Anamitra said:
[For parallel transport the magnitude of the component vectors do not change-the individual magnitudes/norms are preserved at each point of the transport]
That is part of the definition of parallel transport. Although it is true, it is uninformative because it is true for all vectors.
What we are interested in is not the parallel transport of some vector or scalar, but the covariant derivative of the metric ds²=g and your ds'²=g', which are rank 2 tensors.

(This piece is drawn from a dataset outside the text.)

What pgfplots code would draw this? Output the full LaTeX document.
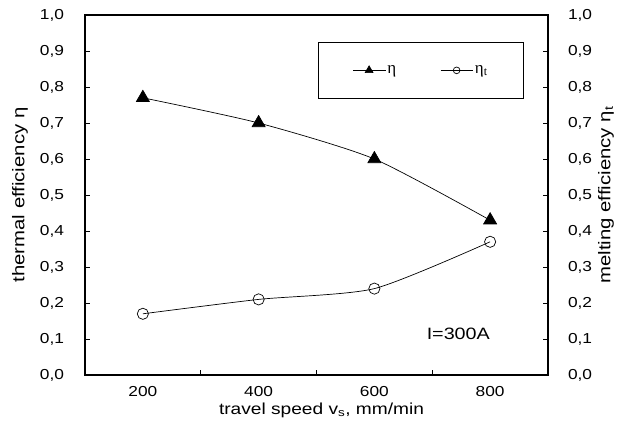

If you compute the covariant derivatives you get:
\nabla_{\eta}g_{\mu \nu} = 0
and
\nabla_{\eta}g'_{\mu \nu} \ne 0
specifically, there are 4 non-zero components
\nabla_{r}g'_{tt} = -\frac{R}{r(r-R)}
\nabla_{r}g'_{rr} =\frac{rR}{(r-R)^3}
\nabla_{r}g'_{\theta \theta} =\frac{r^2 R}{(r-R)^2}
\nabla_{r}g'_{\phi \phi} =\frac{r^2 R \sin^2(\theta)}{(r-R)^2}
So the ds² is constant everywhere, and the dependence that you would expect by naively looking at the expression is simply the coordinates. But ds'² is not constant in a covariang sense; instead, ds'² changes wrt changes in r.
Anamitra said:
Points to Observe:
1. ds^2 is a scalar . ...
1. ds'^2 is a scalar
Anamitra said:
Let us have a look at the metric:
{ds}^{2}{=}{g}_{00}{dt}^{2}{-}{g}_{11}{dx1}^{2}{-}{g}_{22}{dx2}^{2}{-}{g}_{33}{dx3}^{2}
The left side is dot product between the identical vectors each being given by(dt,dx1,dx2,dx3)
Now the dot product is a scalar. The LHS ie ds^2 is a scalar since it is the result of a dot product. One should not apply covariant differentiation to it--ordinary differentiation should be applied to the LHS and hence to the RHS
This is not correct, but the notation is indeed sloppy and can be confusing. For reference please see Sean Carrol's Lecture Notes on General Relativity (
http://lanl.arxiv.org/abs/gr-qc/9712019v1) on page 48 in the first full paragraph following equation 2.32.
In the expression for the line element the dt and similar terms are not infinitesimal displacements, but rather they are basis dual vectors (one-forms) and the dt² refers to a tensor product, not a dot product. So the line element is a rank 2 tensor, not a scalar. Perhaps this is the source of some of your confusion.